This is surely an exciting and important time for the most forward-thinking university students to be engaged in humanities scholarship, and community-based and global change-making!
As the incoming Director of the School for Advanced Studies in the Arts and Humanities at Western, I’m deeply aware of the necessity for students to understand our increasingly diversified and interconnected world and to develop insights that will enable them to forge sustainable responses to complex issues.
At SASAH, we probe the histories and strategies of humanities practices, including the scholarly and community-engaged, to find innovative ways to enable our culture and ourselves to see the world as a place of possibility. Our students are thereby forging creative paths of inquiry that demand new forms of engagement, and renewed ideas about leadership. These are ambitious programmes; guided by the Research Fellows, SASAH students are doing such exciting work –and more.
Speaking personally, it’s an honour for me to be taking up the reigns as Director of SASAH in 2018, following on the brilliant work of Dr. Joel Faflak who has spent five years launching our unique program. Through Joel’s daily engagement alongside students, and their mutual building of bold relationships in the University and the wider community, the vision of SASAH has emerged. Among its principles, our vision acknowledges that students must aim to be ambassadors for a more learned, tolerant, compassionate society. As we know, we are living in a world of many challenges to tolerance and compassion – and even, in some places, challenges to learning itself – so SASAH’s goals and the individual aspirations of its talented and ambitious students are more important than ever.
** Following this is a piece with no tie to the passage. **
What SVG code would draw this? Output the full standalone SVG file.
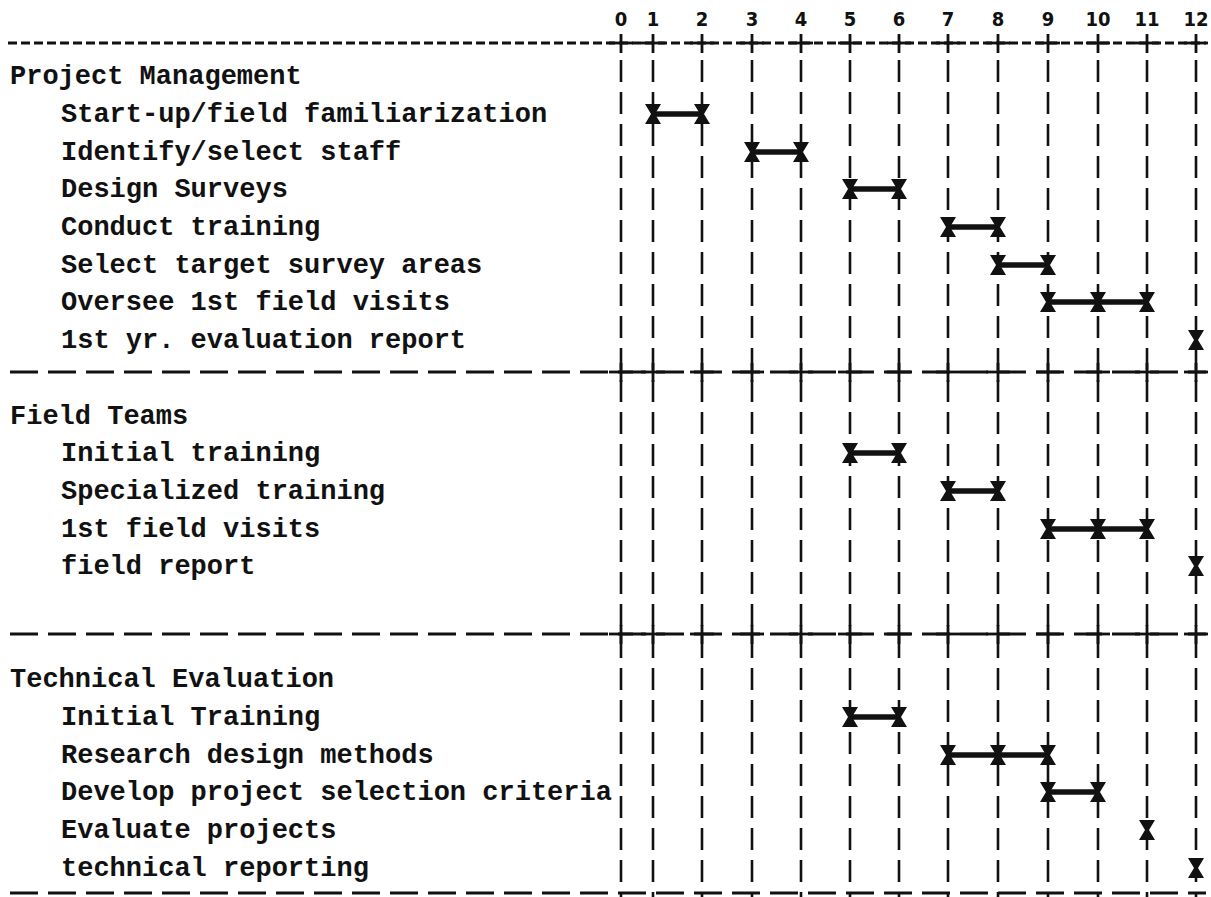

In our times, we know that the environment; gender, race relationships and decolonial initiatives; and the community, including as it relates to mental health, require our urgent attention. I believe humanities practices offer us great opportunities to engage directly and creatively with such matters so that our work can be, in the best sense, “real-world.” As the new Director of SASAH, I’m honoured to be working in the real, challenging, and exciting world of today alongside SASAH students, colleagues, and our partners in the larger community.